Less and less men and women are becoming parents, a U.S. fertility study reveals. Birth rates in the United States are at their lowest level since 1920. A University of Southern California study released last month reported an unprecedented decline in California's child population. The number, researchers admit, "will pose significant challenges for the state's future prosperity."
So just how big is the decline? The U.S. fertility rate is 1.9 children per woman. The rapid slowdown is worrisome in large part due to the growing gap between the working-age population and the elderly. The working-age fund the social programs that the elderly rely on, so if the rate continues to drop, those programs will no longer be available to the 78 million Baby Boomers who will eventually retire.

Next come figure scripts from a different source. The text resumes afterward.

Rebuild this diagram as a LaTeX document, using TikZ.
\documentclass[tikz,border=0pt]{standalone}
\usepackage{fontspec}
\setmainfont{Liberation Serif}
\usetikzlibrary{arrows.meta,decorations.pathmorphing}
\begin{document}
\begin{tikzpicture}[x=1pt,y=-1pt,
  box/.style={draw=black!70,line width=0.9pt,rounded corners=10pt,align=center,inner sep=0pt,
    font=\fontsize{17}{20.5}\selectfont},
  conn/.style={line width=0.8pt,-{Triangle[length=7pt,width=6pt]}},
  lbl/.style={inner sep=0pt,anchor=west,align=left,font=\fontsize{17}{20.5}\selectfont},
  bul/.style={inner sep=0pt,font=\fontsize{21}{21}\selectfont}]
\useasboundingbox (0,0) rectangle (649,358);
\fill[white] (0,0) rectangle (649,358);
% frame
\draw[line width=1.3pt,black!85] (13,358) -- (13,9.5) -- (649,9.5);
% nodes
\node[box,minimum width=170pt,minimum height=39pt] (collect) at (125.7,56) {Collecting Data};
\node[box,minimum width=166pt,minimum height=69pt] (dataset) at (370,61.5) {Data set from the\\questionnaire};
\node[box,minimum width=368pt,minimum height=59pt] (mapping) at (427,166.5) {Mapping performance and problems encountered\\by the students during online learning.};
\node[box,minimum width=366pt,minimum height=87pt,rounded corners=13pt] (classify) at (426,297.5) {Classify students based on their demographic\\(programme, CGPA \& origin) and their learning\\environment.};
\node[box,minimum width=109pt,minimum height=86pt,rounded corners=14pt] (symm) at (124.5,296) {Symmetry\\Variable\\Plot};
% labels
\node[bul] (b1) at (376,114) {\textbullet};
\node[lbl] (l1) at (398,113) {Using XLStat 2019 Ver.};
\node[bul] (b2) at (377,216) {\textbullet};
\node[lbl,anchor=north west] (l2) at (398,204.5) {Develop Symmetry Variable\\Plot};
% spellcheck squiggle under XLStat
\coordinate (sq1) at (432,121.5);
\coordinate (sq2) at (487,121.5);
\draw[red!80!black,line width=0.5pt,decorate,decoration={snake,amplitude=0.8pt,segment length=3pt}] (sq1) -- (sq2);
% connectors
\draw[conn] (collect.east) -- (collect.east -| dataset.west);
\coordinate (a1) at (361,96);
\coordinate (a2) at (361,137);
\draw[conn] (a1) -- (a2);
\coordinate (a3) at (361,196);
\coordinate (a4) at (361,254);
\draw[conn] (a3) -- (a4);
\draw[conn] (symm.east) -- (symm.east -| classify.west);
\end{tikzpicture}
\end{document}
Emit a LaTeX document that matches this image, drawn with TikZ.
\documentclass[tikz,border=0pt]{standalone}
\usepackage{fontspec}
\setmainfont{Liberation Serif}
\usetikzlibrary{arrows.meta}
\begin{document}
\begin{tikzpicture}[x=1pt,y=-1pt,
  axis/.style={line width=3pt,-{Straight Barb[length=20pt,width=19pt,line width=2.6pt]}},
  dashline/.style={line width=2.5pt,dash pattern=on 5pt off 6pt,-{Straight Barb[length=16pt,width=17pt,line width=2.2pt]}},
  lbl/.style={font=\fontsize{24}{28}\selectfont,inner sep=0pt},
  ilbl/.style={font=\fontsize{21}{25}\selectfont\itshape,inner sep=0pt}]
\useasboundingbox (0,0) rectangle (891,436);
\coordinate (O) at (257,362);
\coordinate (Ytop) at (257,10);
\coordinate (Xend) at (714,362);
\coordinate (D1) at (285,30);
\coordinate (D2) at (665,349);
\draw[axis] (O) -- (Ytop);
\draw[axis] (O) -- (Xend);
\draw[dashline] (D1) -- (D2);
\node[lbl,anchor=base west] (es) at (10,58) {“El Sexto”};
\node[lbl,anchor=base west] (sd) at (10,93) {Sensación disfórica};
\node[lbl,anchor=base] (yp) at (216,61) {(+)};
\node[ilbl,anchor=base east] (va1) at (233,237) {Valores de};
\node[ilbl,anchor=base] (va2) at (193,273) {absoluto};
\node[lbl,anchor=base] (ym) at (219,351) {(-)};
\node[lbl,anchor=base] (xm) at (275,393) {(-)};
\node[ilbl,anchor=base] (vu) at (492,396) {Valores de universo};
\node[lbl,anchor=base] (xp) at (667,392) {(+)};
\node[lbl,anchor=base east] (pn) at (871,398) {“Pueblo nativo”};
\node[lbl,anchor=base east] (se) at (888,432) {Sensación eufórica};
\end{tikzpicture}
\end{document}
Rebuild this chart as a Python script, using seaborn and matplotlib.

The rates of births and retirees are headed off in vastly different directions: while the retirees continue to grow, babies are not born as frequently. Demographer Dowell Myers, director of the Population Dynamics Research Group at the University of Southern California says, "We will be increasingly dependent economically and socially on a smaller number of children."
And though having a child for the sole purpose of funding our social and economical programs is not a viable option for many, what else is there to do to aid the issue?
Myers predicts that, "If fertility rates continue at their current pace," we can look forward to,"a dropoff in taxpayers, more people selling homes, fewer people buying homes."
So what will happen when the Baby Boomers retire? "At the end of the decade, when Baby Boomer retirement hits us really hard, at that point we'll be begging for workers," Myers warns. He also adds that, "one of the most important strategies is invest in the younger generation, the human capital. We can actually survive with fewer kids but we need to bring them along."
Though, there is comfort knowing that the U.S. isn't the only nation struggling to close the gap between the population. "Fertility rates across the entire world are all heading downward in ways that are somewhat mystifying. It's a global trend," says Jonathan Last, author of What to Expect When No One's Expecting: America's Coming Demographic Disaster.
While in the past the U.S. has recovered from low fertility rates (it was 1.7 children per woman due to inflation and more women in the workforce to bring money into the home), demographers don't know whether the U.S. will bounce back along with the economy. There's no clear cause of why people aren't having as many children — and the American culture is not to blame. Says Sam Sturgeon, president of Demographic Intelligence (a company that forecasts quarterly birth rates), "we haven't been able to find a substantial difference in people's attitudes toward childbearing. The two-child family is still kind of the ideal culturally ... However, you can only delay so long and it will have an impact on the number of children we have."
And to answer those who may offer that more children will only continue to hurt the environment, Last offers, "Population growth leads to human innovation, and innovation leads to conservation ... There are no cases of peace and prosperity in the face of declining populations."
Are you noticing less and less children?